Most people have heard of dog shaming (http://www.dogshaming.com). For the seven of you who haven’t, it’s an internet meme where a photo of a dog in a compromising position is posted with a sign describing their shameful behavior. It amuses the owners and the dogs really don’t know what the heck is going on.
Apparently “sick shaming” is a thing, too. When you tell people you’re sick (or may be) the first reaction is “Oh, you should have quit smoking” (duh) or “Do you eat unhealthy?” (I don’t). The implication, of course, being that whatever illness you have is the result of something you’ve done. In other words, you deserve it.
Notwithstanding the utter bullshittitude of this contention, why do people do this?
When a person implies that the illness is somehow the result of something the sick person did, it allows them the illusion that they are somehow exempt, that they are masters of their own health, that they will not make the mistakes you made, thus won’t get sick.
Well I got news for you, Sick Shamers: you have no more control over the randomness of major illness than I do. Sometimes bad shit just happens to people. In fact, you can pretty much bet your sanctimony that one day, some random bad shit will befall you. It’s not that I am wishing this upon you; it’s simply a fact.
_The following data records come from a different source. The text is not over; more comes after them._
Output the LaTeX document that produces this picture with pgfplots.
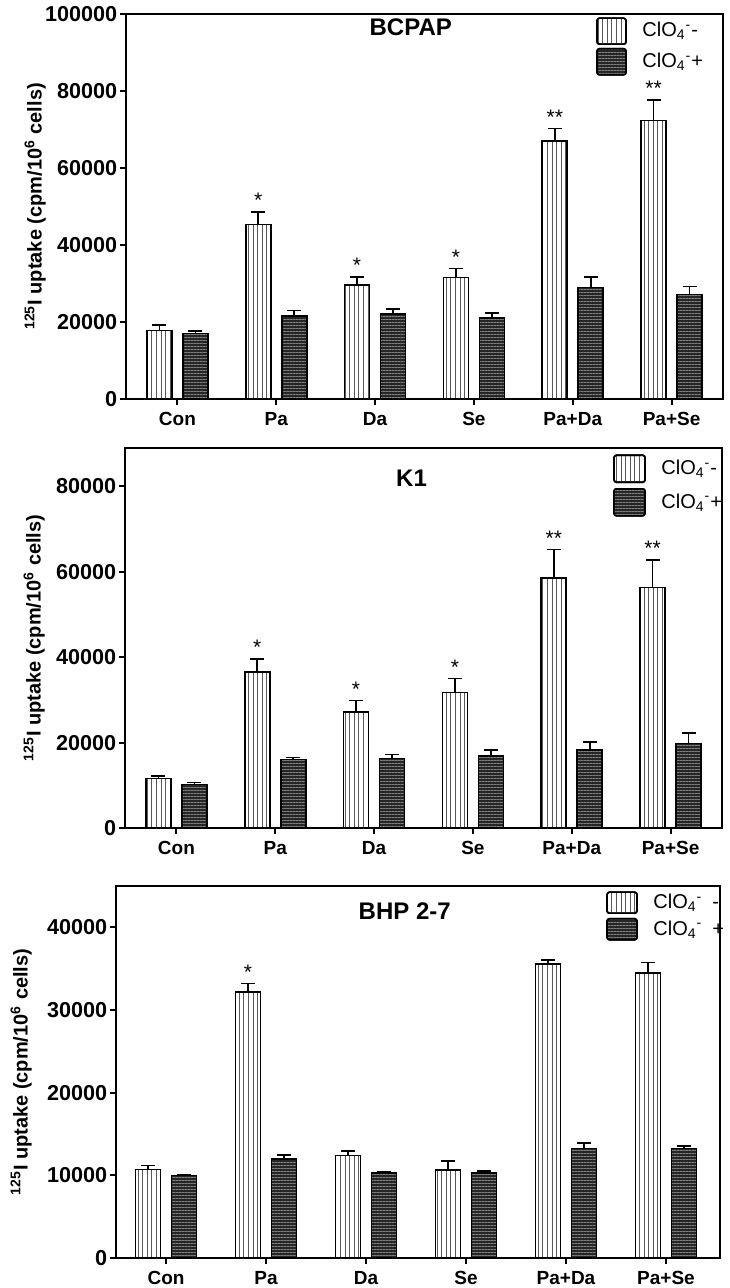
\documentclass[border=0pt]{standalone}
\usepackage{pgfplots}
\pgfplotsset{compat=1.18}
\usepackage{pgfplotstable}
\usetikzlibrary{patterns.meta}
\usepackage{fontspec}
\setmainfont{Liberation Sans}

\pgfplotstableread{
x m me p pe
0 17800 1450 17000 600
1 45300 3300 21600 1400
2 29600 2100 22000 1300
3 31600 2300 21000 1300
4 67000 3300 29000 2700
5 72300 5400 27100 2100
}\bcpap

\pgfplotstableread{
x m me p pe
0 11600 550 10200 500
1 36600 3000 16000 500
2 27200 2700 16300 950
3 31700 3300 16800 1500
4 58600 6600 18300 1900
5 56300 6500 19800 2400
}\kone

\pgfplotstableread{
x m me p pe
0 10700 500 10000 120
1 32200 1000 11950 500
2 12400 550 10250 150
3 10650 1100 10250 250
4 35600 450 13250 650
5 34450 1300 13250 300
}\bhp

\pgfplotsset{
  panel/.style={
    scale only axis, anchor=south west,
    ybar=5.5pt, bar width=12.5pt,
    xmin=-0.52, xmax=5.52, ymin=0,
    xtick={0,...,5}, xticklabels={Con,Pa,Da,Se,Pa+Da,Pa+Se},
    tick align=outside, tick pos=left,
    axis line style={line width=1pt},
    every tick/.style={line width=1pt, black},
    major tick length=3pt,
    scaled y ticks=false,
    /pgf/number format/assume math mode=true,
    xticklabel style={font=\bfseries\fontsize{9.5}{11}\selectfont},
    yticklabel style={font=\bfseries\fontsize{10.8}{12}\selectfont, inner sep=1.2pt,
      /pgf/number format/.cd, set thousands separator={}, fixed},
    ylabel={\textsuperscript{125}I uptake (cpm/10\textsuperscript{6} cells)},
    ylabel style={font=\bfseries\fontsize{10}{12}\selectfont, at={(axis description cs:-0.152,0.5)}, anchor=center},
    legend style={draw=none, fill=none, at={(1,1)}, anchor=north east,
      font=\fontsize{10}{12}\selectfont, row sep=2pt, inner sep=0pt,
      nodes={inner sep=0.8pt}},
    legend cell align=left,
    legend image code/.code={\draw[##1, rounded corners=1.2pt] (0pt,-6.75pt) rectangle (15.5pt,6.75pt);},
  },
  eb/.style={error bars/.cd, y dir=plus, y explicit,
    error bar style={line width=0.8pt, black},
    error mark options={rotate=90, mark size=3.5pt, line width=0.8pt, black}},
  striped/.style={draw=black, line width=0.8pt, fill=white,
    postaction={pattern={Lines[angle=90,distance=2.3pt,line width=0.45pt]}, pattern color=black!65}},
  dark/.style={draw=black, line width=0.8pt, fill=black!85,
    postaction={pattern={Lines[angle=0,distance=1.5pt,line width=0.45pt]}, pattern color=black!50}},
}
\newcommand\sig[3]{\node[font=\fontsize{10.5}{12}\selectfont, anchor=base, xshift=-9pt, yshift=2pt] at (axis cs:#1,#2) {#3};}
\newcommand\leg[1]{\hspace{7pt}ClO\textsubscript{4}\textsuperscript{-}#1}

\begin{document}
\begin{tikzpicture}
\useasboundingbox (0,0) rectangle (364.5pt,644pt);

% Panel 1: BCPAP
\begin{axis}[panel, at={(63pt,444.5pt)}, width=298.5pt, height=192.5pt,
  ymax=100000, ytick={0,20000,...,100000},
  legend image code/.code={\draw[#1, rounded corners=1.2pt] (0pt,-6.5pt) rectangle (14.5pt,6.5pt);},
  legend style={xshift=-9pt, yshift=-1.5pt, row sep=1.5pt}]
\addplot[striped, eb] table[x=x, y=m, y error=me]{\bcpap};
\addlegendentry{\leg{-}}
\addplot[dark, eb] table[x=x, y=p, y error=pe]{\bcpap};
\addlegendentry{\leg{+}}
\node[font=\bfseries\fontsize{12}{14}\selectfont] at (rel axis cs:0.477,0.965) {BCPAP};
\sig{1}{48600}{*}
\sig{2}{31700}{*}
\sig{3}{33900}{*}
\sig{4}{70300}{**}
\sig{5}{77700}{**}
\end{axis}

% Panel 2: K1
\begin{axis}[panel, at={(62.5pt,230pt)}, width=298.5pt, height=190pt,
  ymax=89000, ytick={0,20000,...,80000},
  legend style={xshift=1pt, yshift=-3pt, row sep=2.5pt}]
\addplot[striped, eb] table[x=x, y=m, y error=me]{\kone};
\addlegendentry{\leg{-}}
\addplot[dark, eb] table[x=x, y=p, y error=pe]{\kone};
\addlegendentry{\leg{+}}
\node[font=\bfseries\fontsize{12}{14}\selectfont] at (rel axis cs:0.48,0.92) {K1};
\sig{1}{39600}{*}
\sig{2}{29900}{*}
\sig{3}{35000}{*}
\sig{4}{65200}{**}
\sig{5}{62800}{**}
\end{axis}

% Panel 3: BHP 2-7
\begin{axis}[panel, at={(58pt,15pt)}, width=302pt, height=186pt,
  xmin=-0.5, xmax=5.54,
  ymax=45000, ytick={0,10000,...,40000},
  ylabel style={at={(axis description cs:-0.157,0.5)}},
  legend image code/.code={\draw[#1, rounded corners=1.2pt] (0pt,-5.25pt) rectangle (15pt,5.25pt);},
  legend style={xshift=3pt, yshift=-2.5pt, row sep=2pt}]
\addplot[striped, eb] table[x=x, y=m, y error=me]{\bhp};
\addlegendentry{\leg{\hspace{5pt}-}}
\addplot[dark, eb] table[x=x, y=p, y error=pe]{\bhp};
\addlegendentry{\leg{\hspace{5pt}+}}
\node[font=\bfseries\fontsize{12}{14}\selectfont] at (rel axis cs:0.478,0.933) {BHP 2-7};
\sig{1}{33200}{*}
\end{axis}
\end{tikzpicture}
\end{document}
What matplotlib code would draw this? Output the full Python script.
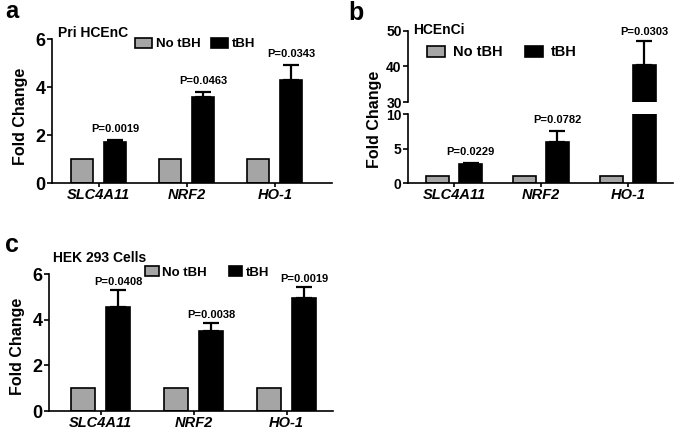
import matplotlib
matplotlib.use("Agg")
import matplotlib.pyplot as plt
import numpy as np

plt.rcParams['font.family'] = ['Liberation Sans', 'DejaVu Sans']
plt.rcParams['font.weight'] = 'bold'

genes = ["SLC4A11", "NRF2", "HO-1"]
series = ["No tBH", "tBH"]

# Panel a: Pri HCEnC
a_no = [1.0, 1.0, 1.0]
a_tbh = [1.72, 3.58, 4.30]
a_err = [0.07, 0.21, 0.62]
a_p = ["P=0.0019", "P=0.0463", "P=0.0343"]

# Panel b: HCEnCi
b_no = [1.0, 1.0, 1.0]
b_tbh = [2.8, 6.0, 40.4]
b_err = [0.15, 1.6, 6.8]
b_p = ["P=0.0229", "P=0.0782", "P=0.0303"]

# Panel c: HEK 293 Cells
c_no = [1.0, 1.0, 1.0]
c_tbh = [4.55, 3.51, 4.96]
c_err = [0.77, 0.36, 0.48]
c_p = ["P=0.0408", "P=0.0038", "P=0.0019"]

GRAY = '#a5a5a5'
W, H = 675, 432
fig = plt.figure(figsize=(6.75, 4.32), dpi=100)


def rect(l, r, t, b):
    return [l / W, 1 - b / H, (r - l) / W, (b - t) / H]


def style(ax, ysize=13, bottom=True):
    for s in ['top', 'right']:
        ax.spines[s].set_visible(False)
    ax.spines['left'].set_linewidth(1.2)
    ax.spines['bottom'].set_linewidth(1.2)
    if not bottom:
        ax.spines['bottom'].set_visible(False)
    ax.tick_params(axis='y', length=3.5, width=1.2, pad=1, labelsize=ysize)
    ax.tick_params(axis='x', length=3, width=1.2, pad=0.5, labelsize=10.5)
    for t in ax.get_yticklabels():
        t.set_fontweight('bold')


def draw_bars(ax, no, tbh, err, off, width):
    x = np.arange(len(genes))
    ax.bar(x - off, no, width, color=GRAY, edgecolor='black', linewidth=1.2,
           label=series[0], zorder=2)
    ax.bar(x + off, tbh, width, color='black', edgecolor='black', linewidth=1.2,
           label=series[1], zorder=2)
    ax.errorbar(x + off, tbh, yerr=[np.zeros(len(err)), err], fmt='none',
                ecolor='black', elinewidth=1.6, capsize=6, capthick=1.6, zorder=3)
    return x


def pvals(ax, x, tbh, err, ps, off, dy):
    for xi, v, e, p in zip(x, tbh, err, ps):
        ax.annotate(p, (xi + off, v + e), xytext=(0, dy), textcoords='offset points',
                    ha='center', va='bottom', fontsize=8, fontweight='bold')


def xlabels(ax, x):
    ax.set_xticks(x)
    ax.set_xticklabels(genes, fontstyle='italic', fontweight='bold', fontsize=10.5)


def legend(ax, x0, yc, hl, tp, spacing, size):
    ax.legend(loc='center left', bbox_to_anchor=(x0 / W, 1 - yc / H),
              bbox_transform=fig.transFigure, ncol=2, frameon=False,
              handlelength=hl, handleheight=0.8, handletextpad=tp,
              columnspacing=spacing, borderpad=0, borderaxespad=0,
              prop={'weight': 'bold', 'size': size})


# ---------- Panel a ----------
axa = fig.add_axes(rect(52, 332, 39, 183))
off, wd = 0.185, 0.25
x = draw_bars(axa, a_no, a_tbh, a_err, off, wd)
axa.set_ylim(0, 6)
axa.set_yticks([0, 2, 4, 6])
axa.set_xlim(-0.53, 2.65)
xlabels(axa, x)
style(axa)
pvals(axa, x, a_tbh, a_err, a_p, off, 4)
legend(axa, 135, 44, 1.3, 0.3, 0.75, 9.5)
fig.text(58 / W, 1 - 33 / H, "Pri HCEnC", fontsize=10, fontweight='bold', va='center', ha='left')
fig.text(21 / W, 1 - 116 / H, "Fold Change", rotation=90, fontsize=11.5,
         fontweight='bold', ha='center', va='center')
fig.text(5 / W, 1 - 18 / H, "a", fontsize=17, fontweight='bold', va='baseline')

# ---------- Panel b ----------
axb_lo = fig.add_axes(rect(408, 673, 114, 183.3))
axb_hi = fig.add_axes(rect(408, 673, 30.7, 102.3))
off, wd = 0.19, 0.26
for axb in (axb_lo, axb_hi):
    x = draw_bars(axb, b_no, b_tbh, b_err, off, wd)
    axb.set_xlim(-0.53, 2.52)
axb_lo.set_ylim(0, 10)
axb_lo.set_yticks([0, 5, 10])
axb_hi.set_ylim(30, 50)
axb_hi.set_yticks([30, 40, 50])
xlabels(axb_lo, x)
style(axb_lo, ysize=10)
style(axb_hi, ysize=10, bottom=False)
axb_hi.tick_params(axis='x', bottom=False, labelbottom=False)
pvals(axb_lo, x[:2], b_tbh[:2], b_err[:2], b_p[:2], off, 4)
pvals(axb_hi, x[2:], b_tbh[2:], b_err[2:], b_p[2:], off, 3)
legend(axb_hi, 427, 52.5, 1.2, 0.55, 1.6, 10.5)
fig.text(413 / W, 1 - 30 / H, "HCEnCi", fontsize=10, fontweight='bold', va='center', ha='left')
fig.text(374 / W, 1 - 119 / H, "Fold Change", rotation=90, fontsize=11.5,
         fontweight='bold', ha='center', va='center')
fig.text(348 / W, 1 - 20 / H, "b", fontsize=18, fontweight='bold', va='baseline')

# ---------- Panel c ----------
axc = fig.add_axes(rect(49, 333, 274.3, 411))
off, wd = 0.19, 0.26
x = draw_bars(axc, c_no, c_tbh, c_err, off, wd)
axc.set_ylim(0, 6)
axc.set_yticks([0, 2, 4, 6])
axc.set_xlim(-0.554, 2.5)
xlabels(axc, x)
style(axc)
pvals(axc, x, c_tbh, c_err, c_p, off, 2)
legend(axc, 145, 272.5, 1.05, 0.25, 1.65, 9.5)
fig.text(53 / W, 1 - 258 / H, "HEK 293 Cells", fontsize=10, fontweight='bold', va='center', ha='left')
fig.text(18 / W, 1 - 346 / H, "Fold Change", rotation=90, fontsize=11.5,
         fontweight='bold', ha='center', va='center')
fig.text(5 / W, 1 - 252 / H, "c", fontsize=18, fontweight='bold', va='baseline')

fig.savefig("out.png", dpi=100)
Getting news like this is never easy. Why on Earth would you want to make it worse? You want to be human? How about some empathy? How about putting yourself in the shoes of the person who’s just gotten what may be the worst news of their lives and, oh, I don’t know, maybe try to bring them a little comfort?
Sick shaming is just a way to delude yourself into thinking you’re exempt. But you’re not. So how about you just don’t do it?